### Raw data
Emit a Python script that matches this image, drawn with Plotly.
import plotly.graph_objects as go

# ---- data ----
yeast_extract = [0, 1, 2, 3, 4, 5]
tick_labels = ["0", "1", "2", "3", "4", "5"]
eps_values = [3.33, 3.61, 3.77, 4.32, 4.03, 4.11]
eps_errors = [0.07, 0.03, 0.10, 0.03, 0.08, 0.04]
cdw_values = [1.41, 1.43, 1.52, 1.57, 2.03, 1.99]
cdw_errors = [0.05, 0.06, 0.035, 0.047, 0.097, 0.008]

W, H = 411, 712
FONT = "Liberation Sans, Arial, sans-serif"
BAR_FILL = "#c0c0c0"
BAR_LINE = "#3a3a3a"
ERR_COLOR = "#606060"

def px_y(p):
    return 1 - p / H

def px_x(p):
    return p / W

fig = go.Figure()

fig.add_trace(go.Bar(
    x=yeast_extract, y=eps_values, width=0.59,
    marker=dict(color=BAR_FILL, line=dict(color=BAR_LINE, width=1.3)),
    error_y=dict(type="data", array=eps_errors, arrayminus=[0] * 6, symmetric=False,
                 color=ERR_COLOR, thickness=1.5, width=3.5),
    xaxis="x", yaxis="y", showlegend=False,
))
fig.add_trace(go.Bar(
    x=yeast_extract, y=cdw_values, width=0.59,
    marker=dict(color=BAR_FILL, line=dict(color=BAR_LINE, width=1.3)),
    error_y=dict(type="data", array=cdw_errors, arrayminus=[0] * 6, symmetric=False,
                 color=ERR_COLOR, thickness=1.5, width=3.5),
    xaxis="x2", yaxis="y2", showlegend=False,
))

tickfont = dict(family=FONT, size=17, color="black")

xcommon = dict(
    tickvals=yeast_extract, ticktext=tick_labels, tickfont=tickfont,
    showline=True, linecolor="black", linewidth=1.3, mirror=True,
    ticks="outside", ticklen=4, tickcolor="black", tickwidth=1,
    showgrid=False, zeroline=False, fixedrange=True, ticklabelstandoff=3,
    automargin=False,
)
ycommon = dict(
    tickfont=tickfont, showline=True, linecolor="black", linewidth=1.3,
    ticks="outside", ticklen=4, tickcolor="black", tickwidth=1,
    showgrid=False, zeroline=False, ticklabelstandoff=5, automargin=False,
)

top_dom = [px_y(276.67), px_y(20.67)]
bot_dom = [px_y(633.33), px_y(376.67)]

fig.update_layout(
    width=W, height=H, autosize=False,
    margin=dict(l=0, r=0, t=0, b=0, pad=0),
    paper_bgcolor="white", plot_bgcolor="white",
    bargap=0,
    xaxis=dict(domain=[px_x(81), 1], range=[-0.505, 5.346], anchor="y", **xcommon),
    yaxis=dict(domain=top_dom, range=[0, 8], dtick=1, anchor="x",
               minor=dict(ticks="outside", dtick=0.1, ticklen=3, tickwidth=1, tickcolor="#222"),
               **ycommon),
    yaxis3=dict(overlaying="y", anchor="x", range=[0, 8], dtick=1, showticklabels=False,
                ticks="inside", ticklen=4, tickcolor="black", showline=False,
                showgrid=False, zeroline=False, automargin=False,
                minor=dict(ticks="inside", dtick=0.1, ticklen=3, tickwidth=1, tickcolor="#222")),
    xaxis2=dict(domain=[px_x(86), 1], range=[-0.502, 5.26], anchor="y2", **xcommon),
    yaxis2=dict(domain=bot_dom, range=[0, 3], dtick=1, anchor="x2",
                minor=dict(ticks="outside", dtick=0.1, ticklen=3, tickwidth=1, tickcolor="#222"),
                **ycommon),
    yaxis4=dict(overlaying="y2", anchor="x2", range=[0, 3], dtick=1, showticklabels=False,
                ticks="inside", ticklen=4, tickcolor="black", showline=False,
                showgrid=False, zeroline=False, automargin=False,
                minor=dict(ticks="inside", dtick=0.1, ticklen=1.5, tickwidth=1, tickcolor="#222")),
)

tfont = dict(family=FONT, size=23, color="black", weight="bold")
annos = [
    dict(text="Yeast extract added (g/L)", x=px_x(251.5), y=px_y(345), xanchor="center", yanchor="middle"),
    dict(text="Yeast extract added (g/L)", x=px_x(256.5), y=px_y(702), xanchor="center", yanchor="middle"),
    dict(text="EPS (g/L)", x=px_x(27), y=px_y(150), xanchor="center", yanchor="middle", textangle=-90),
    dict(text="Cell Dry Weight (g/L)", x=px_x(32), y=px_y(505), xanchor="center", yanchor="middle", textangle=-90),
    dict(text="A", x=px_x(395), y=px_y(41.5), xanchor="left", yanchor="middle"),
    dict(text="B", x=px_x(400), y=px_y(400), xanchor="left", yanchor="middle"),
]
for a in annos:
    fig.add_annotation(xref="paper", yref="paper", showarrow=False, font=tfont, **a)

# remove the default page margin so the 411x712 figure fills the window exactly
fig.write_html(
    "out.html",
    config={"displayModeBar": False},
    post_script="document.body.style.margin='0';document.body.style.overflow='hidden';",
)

### Exercise task
The listing above must be transcribed exactly, line by line.

### Solved problem
Emit a Python script that matches this image, drawn with Plotly.
import plotly.graph_objects as go

# ---- data ----
yeast_extract = [0, 1, 2, 3, 4, 5]
tick_labels = ["0", "1", "2", "3", "4", "5"]
eps_values = [3.33, 3.61, 3.77, 4.32, 4.03, 4.11]
eps_errors = [0.07, 0.03, 0.10, 0.03, 0.08, 0.04]
cdw_values = [1.41, 1.43, 1.52, 1.57, 2.03, 1.99]
cdw_errors = [0.05, 0.06, 0.035, 0.047, 0.097, 0.008]

W, H = 411, 712
FONT = "Liberation Sans, Arial, sans-serif"
BAR_FILL = "#c0c0c0"
BAR_LINE = "#3a3a3a"
ERR_COLOR = "#606060"

def px_y(p):
    return 1 - p / H

def px_x(p):
    return p / W

fig = go.Figure()

fig.add_trace(go.Bar(
    x=yeast_extract, y=eps_values, width=0.59,
    marker=dict(color=BAR_FILL, line=dict(color=BAR_LINE, width=1.3)),
    error_y=dict(type="data", array=eps_errors, arrayminus=[0] * 6, symmetric=False,
                 color=ERR_COLOR, thickness=1.5, width=3.5),
    xaxis="x", yaxis="y", showlegend=False,
))
fig.add_trace(go.Bar(
    x=yeast_extract, y=cdw_values, width=0.59,
    marker=dict(color=BAR_FILL, line=dict(color=BAR_LINE, width=1.3)),
    error_y=dict(type="data", array=cdw_errors, arrayminus=[0] * 6, symmetric=False,
                 color=ERR_COLOR, thickness=1.5, width=3.5),
    xaxis="x2", yaxis="y2", showlegend=False,
))

tickfont = dict(family=FONT, size=17, color="black")

xcommon = dict(
    tickvals=yeast_extract, ticktext=tick_labels, tickfont=tickfont,
    showline=True, linecolor="black", linewidth=1.3, mirror=True,
    ticks="outside", ticklen=4, tickcolor="black", tickwidth=1,
    showgrid=False, zeroline=False, fixedrange=True, ticklabelstandoff=3,
    automargin=False,
)
ycommon = dict(
    tickfont=tickfont, showline=True, linecolor="black", linewidth=1.3,
    ticks="outside", ticklen=4, tickcolor="black", tickwidth=1,
    showgrid=False, zeroline=False, ticklabelstandoff=5, automargin=False,
)

top_dom = [px_y(276.67), px_y(20.67)]
bot_dom = [px_y(633.33), px_y(376.67)]

fig.update_layout(
    width=W, height=H, autosize=False,
    margin=dict(l=0, r=0, t=0, b=0, pad=0),
    paper_bgcolor="white", plot_bgcolor="white",
    bargap=0,
    xaxis=dict(domain=[px_x(81), 1], range=[-0.505, 5.346], anchor="y", **xcommon),
    yaxis=dict(domain=top_dom, range=[0, 8], dtick=1, anchor="x",
               minor=dict(ticks="outside", dtick=0.1, ticklen=3, tickwidth=1, tickcolor="#222"),
               **ycommon),
    yaxis3=dict(overlaying="y", anchor="x", range=[0, 8], dtick=1, showticklabels=False,
                ticks="inside", ticklen=4, tickcolor="black", showline=False,
                showgrid=False, zeroline=False, automargin=False,
                minor=dict(ticks="inside", dtick=0.1, ticklen=3, tickwidth=1, tickcolor="#222")),
    xaxis2=dict(domain=[px_x(86), 1], range=[-0.502, 5.26], anchor="y2", **xcommon),
    yaxis2=dict(domain=bot_dom, range=[0, 3], dtick=1, anchor="x2",
                minor=dict(ticks="outside", dtick=0.1, ticklen=3, tickwidth=1, tickcolor="#222"),
                **ycommon),
    yaxis4=dict(overlaying="y2", anchor="x2", range=[0, 3], dtick=1, showticklabels=False,
                ticks="inside", ticklen=4, tickcolor="black", showline=False,
                showgrid=False, zeroline=False, automargin=False,
                minor=dict(ticks="inside", dtick=0.1, ticklen=1.5, tickwidth=1, tickcolor="#222")),
)

tfont = dict(family=FONT, size=23, color="black", weight="bold")
annos = [
    dict(text="Yeast extract added (g/L)", x=px_x(251.5), y=px_y(345), xanchor="center", yanchor="middle"),
    dict(text="Yeast extract added (g/L)", x=px_x(256.5), y=px_y(702), xanchor="center", yanchor="middle"),
    dict(text="EPS (g/L)", x=px_x(27), y=px_y(150), xanchor="center", yanchor="middle", textangle=-90),
    dict(text="Cell Dry Weight (g/L)", x=px_x(32), y=px_y(505), xanchor="center", yanchor="middle", textangle=-90),
    dict(text="A", x=px_x(395), y=px_y(41.5), xanchor="left", yanchor="middle"),
    dict(text="B", x=px_x(400), y=px_y(400), xanchor="left", yanchor="middle"),
]
for a in annos:
    fig.add_annotation(xref="paper", yref="paper", showarrow=False, font=tfont, **a)

# remove the default page margin so the 411x712 figure fills the window exactly
fig.write_html(
    "out.html",
    config={"displayModeBar": False},
    post_script="document.body.style.margin='0';document.body.style.overflow='hidden';",
)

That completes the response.